City planning can be a dull subject. Even the big controversies around it rarely inspire anything beyond newspaper reports. Not until it is the story of Jane Jacobs and Robert Moses. ‘A Marvellous Order’ is an opera about the two individuals and the future of a great city.
Robert Moses was one of the most powerful unelected officials in New York City. From late 20s to the mid-60s, he built all the big power plants, housing projects and roadways in New York. “He is centrally concerned with traffic and creating access for cars,” says the narrator of the opera.
Journalist and self-taught urbanist Jane Jacobs’ focus was “pedestrians and what make a neighbourhood vibrant and functional... what makes you want to live there”. Looking out of the window from her home in Greenwich Village, she observed her neighbourhood for what works and what doesn’t, and put them down in a 1961 classic, The Death and Life of Great American Cities.
Moses planned a highway that would have demolished Jacobs’ Greenwich Village neighbourhood, including the iconic Washington Square. She and her neighbours fought back. In the end, David won. Goliath was removed and his dream project scrapped.
There is more to Jacob’s story than her fight. She left behind ideas that were relevant not just for New York City in the 60s. They make sense in any metropolis, including contemporary Delhi.

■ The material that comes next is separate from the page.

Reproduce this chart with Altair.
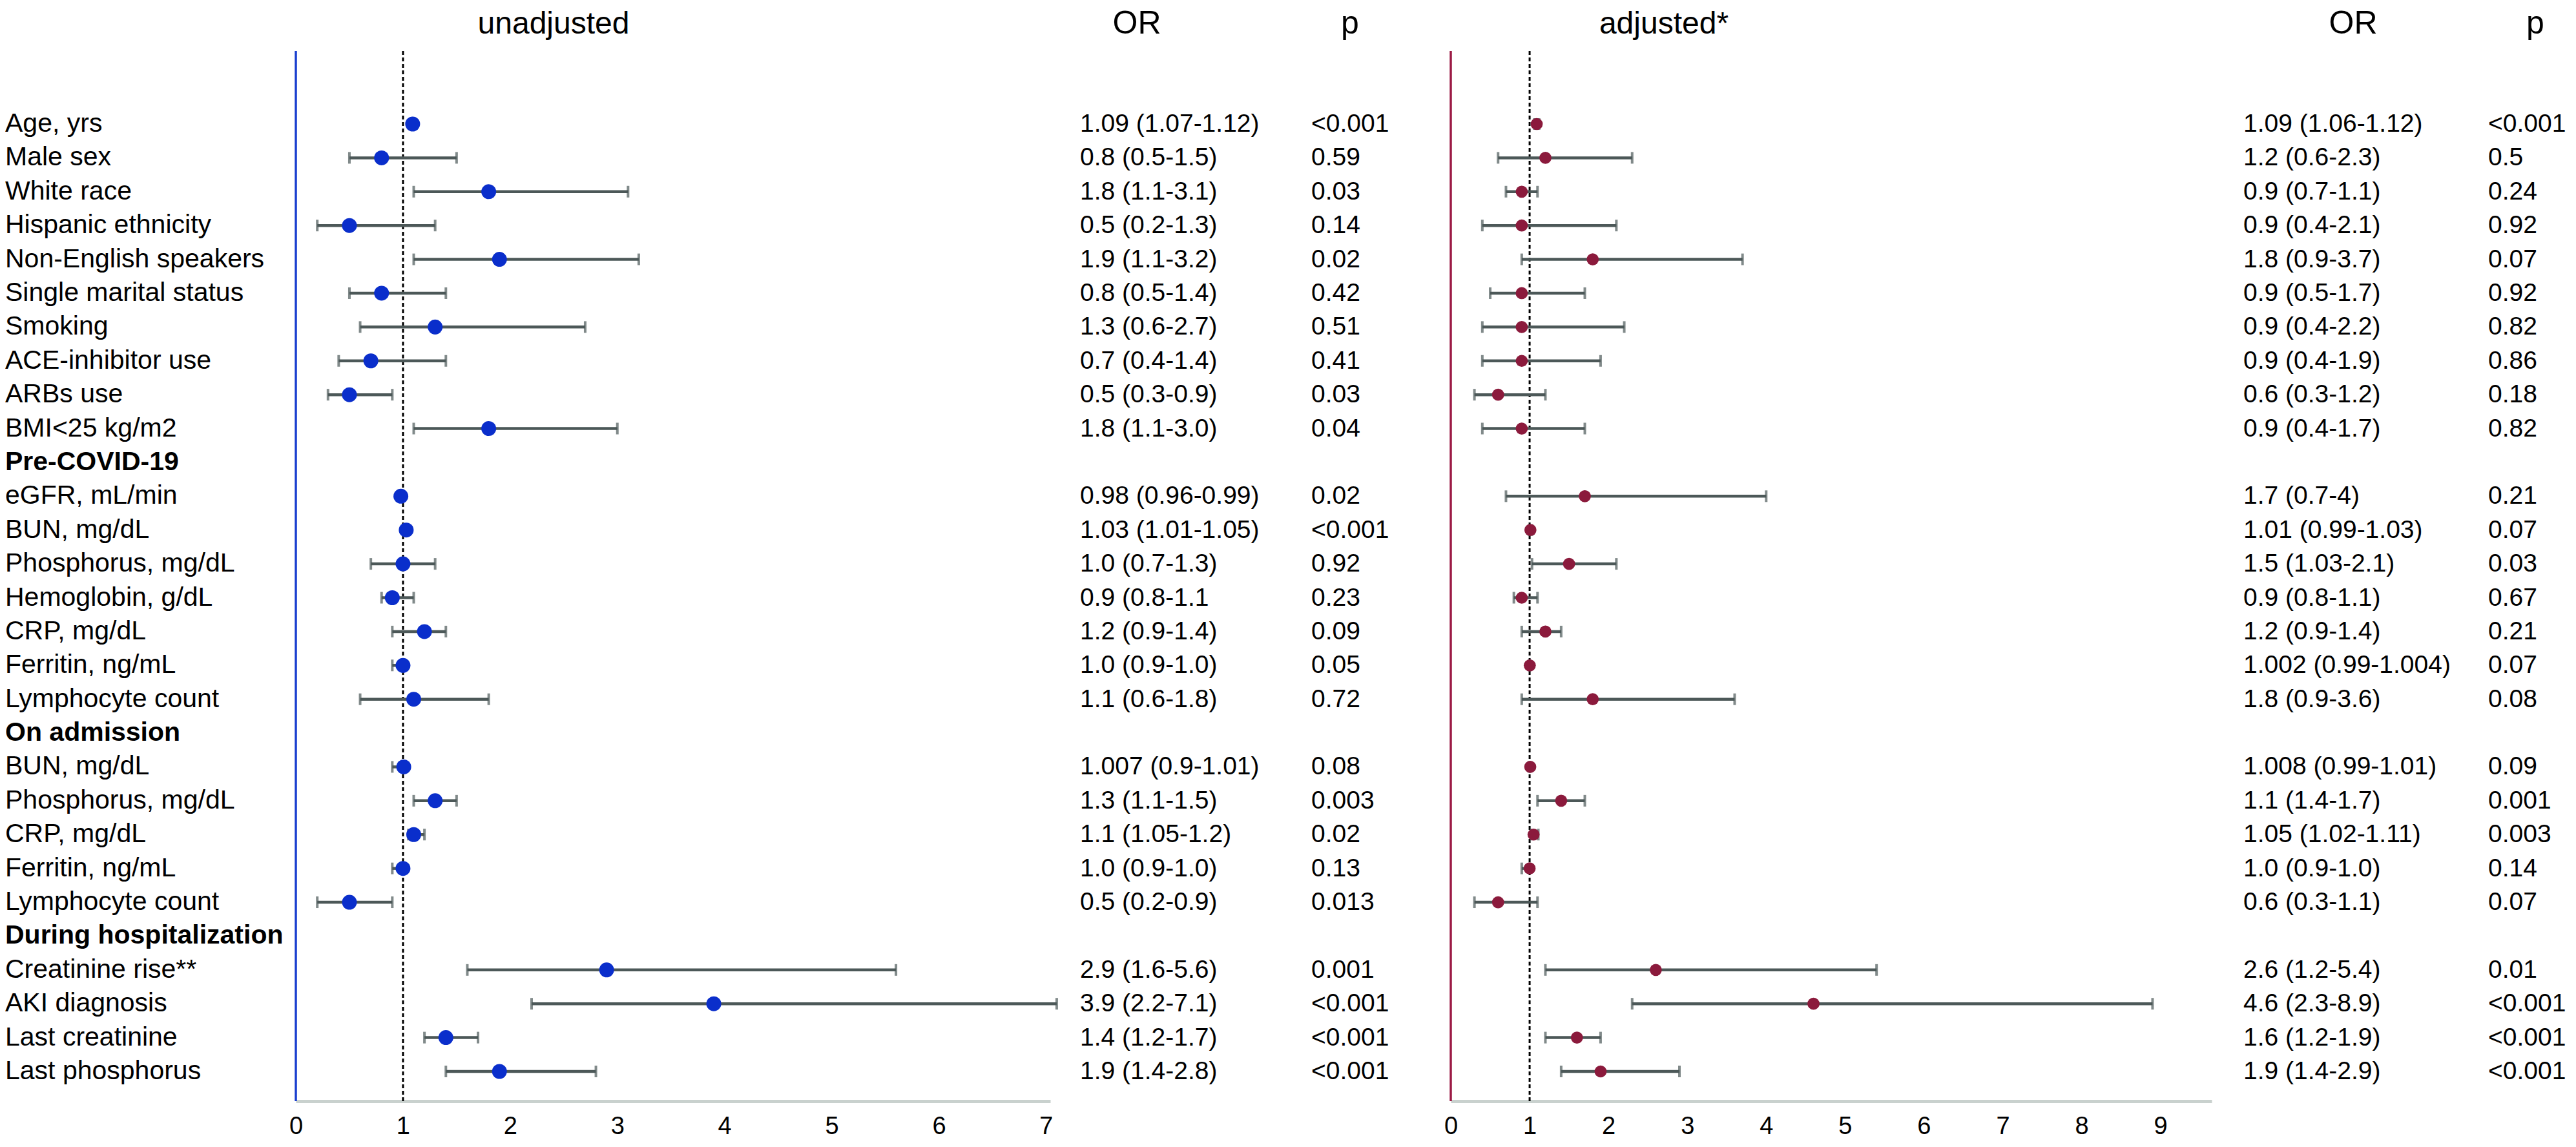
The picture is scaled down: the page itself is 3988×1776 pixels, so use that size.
import altair as alt
import pandas as pd

labels = ["Age, yrs", "Male sex", "White race", "Hispanic ethnicity", "Non-English speakers",
          "Single marital status", "Smoking", "ACE-inhibitor use", "ARBs use", "BMI<25 kg/m2",
          "Pre-COVID-19", "eGFR, mL/min", "BUN, mg/dL", "Phosphorus, mg/dL", "Hemoglobin, g/dL",
          "CRP, mg/dL", "Ferritin, ng/mL", "Lymphocyte count", "On admission", "BUN, mg/dL",
          "Phosphorus, mg/dL", "CRP, mg/dL", "Ferritin, ng/mL", "Lymphocyte count",
          "During hospitalization", "Creatinine rise**", "AKI diagnosis", "Last creatinine",
          "Last phosphorus"]
is_header = [0]*10 + [1] + [0]*7 + [1] + [0]*5 + [1] + [0]*4

N = None
u_or = [1.09, 0.8, 1.8, 0.5, 1.9, 0.8, 1.3, 0.7, 0.5, 1.8, N, 0.98, 1.03, 1.0, 0.9, 1.2, 1.0, 1.1,
        N, 1.007, 1.3, 1.1, 1.0, 0.5, N, 2.9, 3.9, 1.4, 1.9]
u_lo = [1.07, 0.5, 1.1, 0.2, 1.1, 0.5, 0.6, 0.4, 0.3, 1.1, N, 0.96, 1.01, 0.7, 0.8, 0.9, 0.9, 0.6,
        N, 0.9, 1.1, 1.05, 0.9, 0.2, N, 1.6, 2.2, 1.2, 1.4]
u_hi = [1.12, 1.5, 3.1, 1.3, 3.2, 1.4, 2.7, 1.4, 0.9, 3.0, N, 0.99, 1.05, 1.3, 1.1, 1.4, 1.0, 1.8,
        N, 1.01, 1.5, 1.2, 1.0, 0.9, N, 5.6, 7.1, 1.7, 2.8]
u_txt = ["1.09 (1.07-1.12)", "0.8 (0.5-1.5)", "1.8 (1.1-3.1)", "0.5 (0.2-1.3)", "1.9 (1.1-3.2)",
         "0.8 (0.5-1.4)", "1.3 (0.6-2.7)", "0.7 (0.4-1.4)", "0.5 (0.3-0.9)", "1.8 (1.1-3.0)", "",
         "0.98 (0.96-0.99)", "1.03 (1.01-1.05)", "1.0 (0.7-1.3)", "0.9 (0.8-1.1", "1.2 (0.9-1.4)",
         "1.0 (0.9-1.0)", "1.1 (0.6-1.8)", "", "1.007 (0.9-1.01)", "1.3 (1.1-1.5)", "1.1 (1.05-1.2)",
         "1.0 (0.9-1.0)", "0.5 (0.2-0.9)", "", "2.9 (1.6-5.6)", "3.9 (2.2-7.1)", "1.4 (1.2-1.7)",
         "1.9 (1.4-2.8)"]
u_p = ["<0.001", "0.59", "0.03", "0.14", "0.02", "0.42", "0.51", "0.41", "0.03", "0.04", "",
       "0.02", "<0.001", "0.92", "0.23", "0.09", "0.05", "0.72", "", "0.08", "0.003", "0.02", "0.13",
       "0.013", "", "0.001", "<0.001", "<0.001", "<0.001"]

a_or = [1.09, 1.2, 0.9, 0.9, 1.8, 0.9, 0.9, 0.9, 0.6, 0.9, N, 1.7, 1.01, 1.5, 0.9, 1.2, 1.002, 1.8,
        N, 1.008, 1.4, 1.05, 1.0, 0.6, N, 2.6, 4.6, 1.6, 1.9]
a_lo = [1.06, 0.6, 0.7, 0.4, 0.9, 0.5, 0.4, 0.4, 0.3, 0.4, N, 0.7, 0.99, 1.03, 0.8, 0.9, 0.99, 0.9,
        N, 0.99, 1.1, 1.02, 0.9, 0.3, N, 1.2, 2.3, 1.2, 1.4]
a_hi = [1.12, 2.3, 1.1, 2.1, 3.7, 1.7, 2.2, 1.9, 1.2, 1.7, N, 4.0, 1.03, 2.1, 1.1, 1.4, 1.004, 3.6,
        N, 1.01, 1.7, 1.11, 1.0, 1.1, N, 5.4, 8.9, 1.9, 2.9]
a_txt = ["1.09 (1.06-1.12)", "1.2 (0.6-2.3)", "0.9 (0.7-1.1)", "0.9 (0.4-2.1)", "1.8 (0.9-3.7)",
         "0.9 (0.5-1.7)", "0.9 (0.4-2.2)", "0.9 (0.4-1.9)", "0.6 (0.3-1.2)", "0.9 (0.4-1.7)", "",
         "1.7 (0.7-4)", "1.01 (0.99-1.03)", "1.5 (1.03-2.1)", "0.9 (0.8-1.1)", "1.2 (0.9-1.4)",
         "1.002 (0.99-1.004)", "1.8 (0.9-3.6)", "", "1.008 (0.99-1.01)", "1.1 (1.4-1.7)",
         "1.05 (1.02-1.11)", "1.0 (0.9-1.0)", "0.6 (0.3-1.1)", "", "2.6 (1.2-5.4)", "4.6 (2.3-8.9)",
         "1.6 (1.2-1.9)", "1.9 (1.4-2.9)"]
a_p = ["<0.001", "0.5", "0.24", "0.92", "0.07", "0.92", "0.82", "0.86", "0.18", "0.82", "", "0.21",
       "0.07", "0.03", "0.67", "0.21", "0.07", "0.08", "", "0.09", "0.001", "0.003", "0.14", "0.07",
       "", "0.01", "<0.001", "<0.001", "<0.001"]

u_ticks = [0, 1, 2, 3, 4, 5, 6, 7]
a_ticks = [0, 1, 2, 3, 4, 5, 6, 7, 8, 9]

rows = list(range(len(labels)))
df = pd.DataFrame({
    "row": rows, "label": labels, "hdr": is_header,
    "u_or": u_or, "u_lo": u_lo, "u_hi": u_hi, "u_txt": u_txt, "u_p": u_p,
    "a_or": a_or, "a_lo": a_lo, "a_hi": a_hi, "a_txt": a_txt, "a_p": a_p,
})
one = pd.DataFrame({"k": [0]})

FONT = "Liberation Sans"
H = 1626
BAR = "#4c5858"
HEAD_Y = -27


def panel(pref, color, line_color, dot_size, xmax, rng, ticks, width, title, title_x,
          or_x, p_x, orh_x, ph_x, with_labels):
    y = alt.Y("row:Q", scale=alt.Scale(domain=[-2.157, 28.878], reverse=True, nice=False,
                                       zero=False), axis=None)
    xs = alt.Scale(domain=[0, xmax], range=[0, rng], nice=False, zero=False)
    xax = alt.Axis(values=ticks, ticks=False, grid=False, domainColor="#c9d1ce", domainWidth=5,
                   labelFont=FONT, labelFontSize=38, labelColor="black", labelPadding=20,
                   labelFlush=False, format="d")
    base = alt.Chart(df)
    vline = alt.Chart(one).mark_rule(color=line_color, strokeWidth=3.5).encode(
        x=alt.X("k:Q", scale=xs, axis=xax, title=None))
    dotted = alt.Chart(one).mark_rule(color="black", strokeWidth=3, strokeDash=[6, 4]).encode(
        x=alt.datum(1))
    err = base.mark_rule(color=BAR, strokeWidth=4.5).encode(
        x=alt.X(f"{pref}_lo:Q", scale=xs, title=None), x2=f"{pref}_hi:Q", y=y)
    cap_lo = base.mark_tick(color=BAR, thickness=4, size=18, orient="vertical").encode(
        x=alt.X(f"{pref}_lo:Q", scale=xs, title=None), y=y)
    cap_hi = base.mark_tick(color=BAR, thickness=4, size=18, orient="vertical").encode(
        x=alt.X(f"{pref}_hi:Q", scale=xs, title=None), y=y)
    dots = base.mark_circle(color=color, opacity=1, size=dot_size).encode(
        x=alt.X(f"{pref}_or:Q", scale=xs, title=None), y=y)
    ortext = base.mark_text(align="left", baseline="middle", font=FONT, fontSize=39,
                            color="black").encode(x=alt.value(or_x), y=y, text=f"{pref}_txt:N")
    ptext = base.mark_text(align="left", baseline="middle", font=FONT, fontSize=39,
                           color="black").encode(x=alt.value(p_x), y=y, text=f"{pref}_p:N")
    t_title = alt.Chart(one).mark_text(text=title, align="center", baseline="alphabetic",
                                       font=FONT, fontSize=48, color="black").encode(
        x=alt.value(title_x), y=alt.value(HEAD_Y))
    t_or = alt.Chart(one).mark_text(text="OR", align="center", baseline="alphabetic",
                                    font=FONT, fontSize=50, color="black").encode(
        x=alt.value(orh_x), y=alt.value(HEAD_Y))
    t_p = alt.Chart(one).mark_text(text="p", align="center", baseline="alphabetic",
                                   font=FONT, fontSize=50, color="black").encode(
        x=alt.value(ph_x), y=alt.value(HEAD_Y))
    layers = [vline, dotted, err, cap_lo, cap_hi, dots, ortext, ptext, t_title, t_or, t_p]
    if with_labels:
        lab = base.transform_filter("datum.hdr == 0").mark_text(
            align="left", baseline="middle", font=FONT, fontSize=41, color="black").encode(
            x=alt.value(-450), y=y, text="label:N")
        lab_b = base.transform_filter("datum.hdr == 1").mark_text(
            align="left", baseline="middle", font=FONT, fontSize=41, fontWeight="bold",
            color="black").encode(x=alt.value(-450), y=y, text="label:N")
        layers += [lab, lab_b]
    return alt.layer(*layers).properties(width=width, height=H)


left = panel("u", "#0a2ecb", "#1a3fcf", 530, 7.04, 1168, u_ticks, 1777, "unadjusted", 399,
             1214, 1572, 1302, 1632, True)
right = panel("a", "#8b1a3c", "#9b1b45", 350, 9.65, 1178, a_ticks, 1715, "adjusted*", 330,
              1227, 1606, 1397, 1679, False)

chart = alt.hconcat(left, right, spacing=0).properties(
    padding={"top": 4, "left": 0, "right": 0, "bottom": 0}).configure_view(stroke=None)
chart.save("out.html", embed_options={"renderer": "svg", "actions": False})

Eyes on the streets: You’ve probably heard that phrase before. It was Jacobs who coined it 55 years ago. For her, “a well-used city street is apt to be a safe street”. In Delhi, successive surveys have shown that unlit bus stops, subways and deserted streets are the city’s most unsafe spaces.
Jacobs wrote that in order for a street to be safe, “there must be eyes upon the street... eyes belonging to those we might call the natural proprietors of the street”. They could be neighbours, shopkeepers, vendors, or even children playing on sidewalks, providing a kind of an informal surveillance.
Mixed Land Use: For Jacobs, cities were “organic, spontaneous, and untidy” by nature. She advocated integration of different uses, whether residential or commercial. “These intricate mingling of different uses in cities is not a form of chaos. On the contrary, they represent a complex and highly developed form of order,” she wrote, opposing retail-free public housing projects. For her, street life was the essence of city living. Today, the concept is best showcased in Jacobs’ Manhattan.
The need for concentration: Jacobs didn’t like the idea of suburban living. “You can’t rely on bringing people downtown, you have to put them there,” she wrote, arguing that we could reduce the damage on environment by living in densely populated areas and walking to work. For her, “not TV or illegal drugs but the automobile has been the chief destroyer of American communities.” With nine million vehicles, perpetually clogged roads and the world’s worst air quality, Delhi could bet on this thought.
Harvard economist and author of Triumph of the City, Edward Glaeser thinks Jacobs’ ideas are a solution to global warming. “If billions of Chinese and Indians insist on leafy suburbs and the large homes and cars those suburbs entail, then the world’s carbon emissions will soar. The critical question is whether, as Asia develops, it will become a continent of suburban drivers or urban public transit users,” he writes.
Preserving the old: Jacobs wrote that a city zone “must mingle buildings that vary in age and condition, including a good proportion of old ones so that they vary in the economic yield that they must produce”.
One of India’s oldest living cities, Delhi could have provided the best of this mingling. But except the well-preserved Lutyens’ Zone, the national capital’s other heritage areas, including the 378-year-old walled city, resemble slums. World over, old neighbourhoods are where creativity thrives and local economy flourishes. “Old ideas can sometimes use new buildings. New ideas must use old buildings,” she wrote.
If alive, Jacobs would have turned 100 on May 4. Nobody said it better than her about great cities that they have “the capability of providing something for everybody, only because, and only when, they are created by everybody”.